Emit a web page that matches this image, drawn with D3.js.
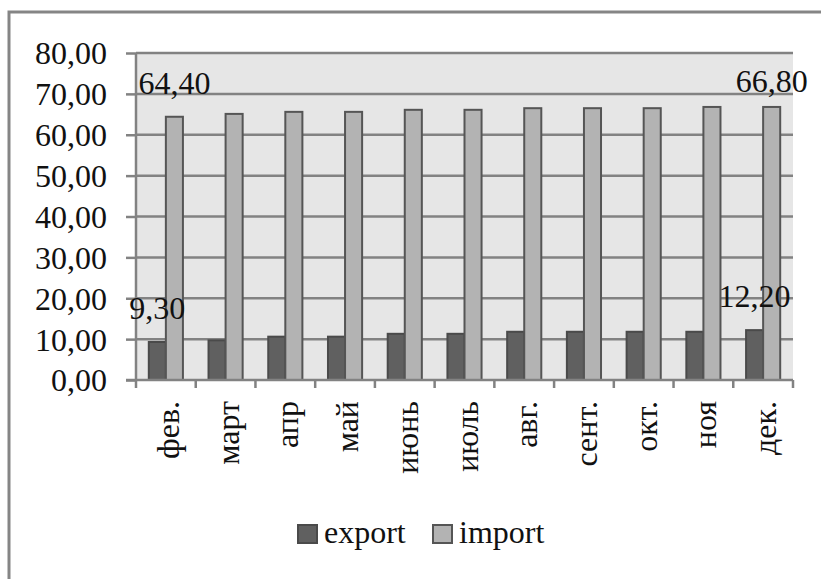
<!DOCTYPE html>
<html>
<head>
<meta charset="utf-8">
<script src="https://cdn.jsdelivr.net/npm/d3@7/dist/d3.min.js"></script>
<style>
  html, body { margin: 0; padding: 0; background: #fff; }
  svg { display: block; }
</style>
</head>
<body>
<svg id="chart" width="821" height="579"></svg>
<script>
// Monthly export / import volumes
const months = ["фев.", "март", "апр", "май", "июнь", "июль", "авг.", "сент.", "окт.", "ноя", "дек."];
const exportValues = [9.3, 9.7, 10.6, 10.6, 11.3, 11.3, 11.8, 11.8, 11.8, 11.8, 12.2];
const importValues = [64.4, 65.1, 65.6, 65.6, 66.1, 66.1, 66.5, 66.5, 66.5, 66.8, 66.8];
const seriesNames = ["export", "import"];
const yTicks = [0, 10, 20, 30, 40, 50, 60, 70, 80];

const fmt = v => d3.format(".2f")(v).replace(".", ",");

const FONT = "'Liberation Serif'";
const fontSize = 32;
const svg = d3.select("#chart");
const plot = { left: 136, right: 793, top: 53, bottom: 380 };

const colors = {
  export: { fill: "#606060", stroke: "#4a4a4a" },
  import: { fill: "#b3b3b3", stroke: "#555555" }
};

// Common text style
const styleText = sel => sel
  .style("font-family", FONT)
  .style("font-size", fontSize + "px")
  .attr("fill", "#111");

// Outer frame (top and left edges visible)
svg.append("path")
  .attr("d", `M9,579 V12 H821`)
  .attr("fill", "none")
  .attr("stroke", "#858585")
  .attr("stroke-width", 3);

const x = d3.scaleBand().domain(months).range([plot.left, plot.right]).paddingInner(0).paddingOuter(0);
const y = d3.scaleLinear().domain([0, 80]).range([plot.bottom, plot.top]);

// Plot background
svg.append("rect")
  .attr("x", plot.left).attr("y", plot.top)
  .attr("width", plot.right - plot.left).attr("height", plot.bottom - plot.top)
  .attr("fill", "#e6e6e6");

// Horizontal gridlines
svg.append("g").selectAll("line").data(yTicks.filter(t => t > 0)).join("line")
  .attr("x1", plot.left).attr("x2", plot.right)
  .attr("y1", d => y(d)).attr("y2", d => y(d))
  .attr("stroke", "#828282").attr("stroke-width", 2.5);

// Bars: gap width 150% (bar = band / 3.5)
const barW = x.bandwidth() / 3.5;
const rows = months.map((m, i) => ({ m, export: exportValues[i], import: importValues[i] }));

seriesNames.forEach((s, si) => {
  svg.append("g").selectAll("rect").data(rows).join("rect")
    .attr("x", d => x(d.m) + (x.bandwidth() - 2 * barW) / 2 + si * barW)
    .attr("y", d => y(d[s]))
    .attr("width", barW)
    .attr("height", d => y(0) - y(d[s]))
    .attr("fill", colors[s].fill)
    .attr("stroke", colors[s].stroke)
    .attr("stroke-width", 2);
});

// Y axis
const yAxis = d3.axisLeft(y).tickValues(yTicks).tickSize(10).tickFormat(fmt);
const gy = svg.append("g").attr("transform", `translate(${plot.left},0)`).call(yAxis);
gy.select(".domain").remove();
gy.selectAll(".tick line").attr("stroke", "#828282").attr("stroke-width", 2.5);
gy.selectAll(".tick text")
  .attr("x", -29).attr("dy", "0.34em")
  .call(styleText);
svg.append("line")
  .attr("x1", plot.left).attr("x2", plot.left)
  .attr("y1", plot.top).attr("y2", plot.bottom)
  .attr("stroke", "#828282").attr("stroke-width", 2.5);

// X axis with ticks at category boundaries
svg.append("line")
  .attr("x1", plot.left - 10).attr("x2", plot.right)
  .attr("y1", plot.bottom).attr("y2", plot.bottom)
  .attr("stroke", "#828282").attr("stroke-width", 2.5);
const bounds = months.map(m => x(m)).concat([plot.right]);
svg.append("g").selectAll("line").data(bounds).join("line")
  .attr("x1", d => d).attr("x2", d => d)
  .attr("y1", plot.bottom).attr("y2", plot.bottom + 8)
  .attr("stroke", "#828282").attr("stroke-width", 2.5);

// Rotated category labels
svg.append("g").selectAll("text").data(months).join("text")
  .attr("transform", d => `translate(${x(d) + x.bandwidth() / 2 + 13},${plot.bottom + 21}) rotate(-90)`)
  .attr("text-anchor", "end")
  .call(styleText)
  .text(d => d);

// Value labels on the first and last bars of each series
const labelled = [];
seriesNames.forEach((s, si) => {
  [0, months.length - 1].forEach(i => {
    labelled.push({ s, si, m: months[i], v: s === "export" ? exportValues[i] : importValues[i] });
  });
});
svg.append("g").selectAll("text").data(labelled).join("text")
  .attr("x", d => x(d.m) + (x.bandwidth() - 2 * barW) / 2 + d.si * barW + barW / 2)
  .attr("y", d => Math.max(y(d.v) - 23, plot.top + 39))
  .attr("text-anchor", "middle")
  .call(styleText)
  .text(d => fmt(d.v));

// Legend
const legend = svg.append("g");
const legendItems = [
  { name: "export", sx: 297 },
  { name: "import", sx: 432 }
];
legendItems.forEach(item => {
  legend.append("rect")
    .attr("x", item.sx + 1).attr("y", 525)
    .attr("width", 19).attr("height", 18)
    .attr("fill", colors[item.name].fill)
    .attr("stroke", colors[item.name].stroke).attr("stroke-width", 2);
  legend.append("text")
    .attr("x", item.sx + 27).attr("y", 543)
    .call(styleText)
    .text(item.name);
});
</script>
</body>
</html>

--------------------------------

* _Work to complete_: Return the whole listing, word for word, and leave out every picture.

* _Output for this exercise_:
Emit a web page that matches this image, drawn with D3.js.
<!DOCTYPE html>
<html>
<head>
<meta charset="utf-8">
<script src="https://cdn.jsdelivr.net/npm/d3@7/dist/d3.min.js"></script>
<style>
  html, body { margin: 0; padding: 0; background: #fff; }
  svg { display: block; }
</style>
</head>
<body>
<svg id="chart" width="821" height="579"></svg>
<script>
// Monthly export / import volumes
const months = ["фев.", "март", "апр", "май", "июнь", "июль", "авг.", "сент.", "окт.", "ноя", "дек."];
const exportValues = [9.3, 9.7, 10.6, 10.6, 11.3, 11.3, 11.8, 11.8, 11.8, 11.8, 12.2];
const importValues = [64.4, 65.1, 65.6, 65.6, 66.1, 66.1, 66.5, 66.5, 66.5, 66.8, 66.8];
const seriesNames = ["export", "import"];
const yTicks = [0, 10, 20, 30, 40, 50, 60, 70, 80];

const fmt = v => d3.format(".2f")(v).replace(".", ",");

const FONT = "'Liberation Serif'";
const fontSize = 32;
const svg = d3.select("#chart");
const plot = { left: 136, right: 793, top: 53, bottom: 380 };

const colors = {
  export: { fill: "#606060", stroke: "#4a4a4a" },
  import: { fill: "#b3b3b3", stroke: "#555555" }
};

// Common text style
const styleText = sel => sel
  .style("font-family", FONT)
  .style("font-size", fontSize + "px")
  .attr("fill", "#111");

// Outer frame (top and left edges visible)
svg.append("path")
  .attr("d", `M9,579 V12 H821`)
  .attr("fill", "none")
  .attr("stroke", "#858585")
  .attr("stroke-width", 3);

const x = d3.scaleBand().domain(months).range([plot.left, plot.right]).paddingInner(0).paddingOuter(0);
const y = d3.scaleLinear().domain([0, 80]).range([plot.bottom, plot.top]);

// Plot background
svg.append("rect")
  .attr("x", plot.left).attr("y", plot.top)
  .attr("width", plot.right - plot.left).attr("height", plot.bottom - plot.top)
  .attr("fill", "#e6e6e6");

// Horizontal gridlines
svg.append("g").selectAll("line").data(yTicks.filter(t => t > 0)).join("line")
  .attr("x1", plot.left).attr("x2", plot.right)
  .attr("y1", d => y(d)).attr("y2", d => y(d))
  .attr("stroke", "#828282").attr("stroke-width", 2.5);

// Bars: gap width 150% (bar = band / 3.5)
const barW = x.bandwidth() / 3.5;
const rows = months.map((m, i) => ({ m, export: exportValues[i], import: importValues[i] }));

seriesNames.forEach((s, si) => {
  svg.append("g").selectAll("rect").data(rows).join("rect")
    .attr("x", d => x(d.m) + (x.bandwidth() - 2 * barW) / 2 + si * barW)
    .attr("y", d => y(d[s]))
    .attr("width", barW)
    .attr("height", d => y(0) - y(d[s]))
    .attr("fill", colors[s].fill)
    .attr("stroke", colors[s].stroke)
    .attr("stroke-width", 2);
});

// Y axis
const yAxis = d3.axisLeft(y).tickValues(yTicks).tickSize(10).tickFormat(fmt);
const gy = svg.append("g").attr("transform", `translate(${plot.left},0)`).call(yAxis);
gy.select(".domain").remove();
gy.selectAll(".tick line").attr("stroke", "#828282").attr("stroke-width", 2.5);
gy.selectAll(".tick text")
  .attr("x", -29).attr("dy", "0.34em")
  .call(styleText);
svg.append("line")
  .attr("x1", plot.left).attr("x2", plot.left)
  .attr("y1", plot.top).attr("y2", plot.bottom)
  .attr("stroke", "#828282").attr("stroke-width", 2.5);

// X axis with ticks at category boundaries
svg.append("line")
  .attr("x1", plot.left - 10).attr("x2", plot.right)
  .attr("y1", plot.bottom).attr("y2", plot.bottom)
  .attr("stroke", "#828282").attr("stroke-width", 2.5);
const bounds = months.map(m => x(m)).concat([plot.right]);
svg.append("g").selectAll("line").data(bounds).join("line")
  .attr("x1", d => d).attr("x2", d => d)
  .attr("y1", plot.bottom).attr("y2", plot.bottom + 8)
  .attr("stroke", "#828282").attr("stroke-width", 2.5);

// Rotated category labels
svg.append("g").selectAll("text").data(months).join("text")
  .attr("transform", d => `translate(${x(d) + x.bandwidth() / 2 + 13},${plot.bottom + 21}) rotate(-90)`)
  .attr("text-anchor", "end")
  .call(styleText)
  .text(d => d);

// Value labels on the first and last bars of each series
const labelled = [];
seriesNames.forEach((s, si) => {
  [0, months.length - 1].forEach(i => {
    labelled.push({ s, si, m: months[i], v: s === "export" ? exportValues[i] : importValues[i] });
  });
});
svg.append("g").selectAll("text").data(labelled).join("text")
  .attr("x", d => x(d.m) + (x.bandwidth() - 2 * barW) / 2 + d.si * barW + barW / 2)
  .attr("y", d => Math.max(y(d.v) - 23, plot.top + 39))
  .attr("text-anchor", "middle")
  .call(styleText)
  .text(d => fmt(d.v));

// Legend
const legend = svg.append("g");
const legendItems = [
  { name: "export", sx: 297 },
  { name: "import", sx: 432 }
];
legendItems.forEach(item => {
  legend.append("rect")
    .attr("x", item.sx + 1).attr("y", 525)
    .attr("width", 19).attr("height", 18)
    .attr("fill", colors[item.name].fill)
    .attr("stroke", colors[item.name].stroke).attr("stroke-width", 2);
  legend.append("text")
    .attr("x", item.sx + 27).attr("y", 543)
    .call(styleText)
    .text(item.name);
});
</script>
</body>
</html>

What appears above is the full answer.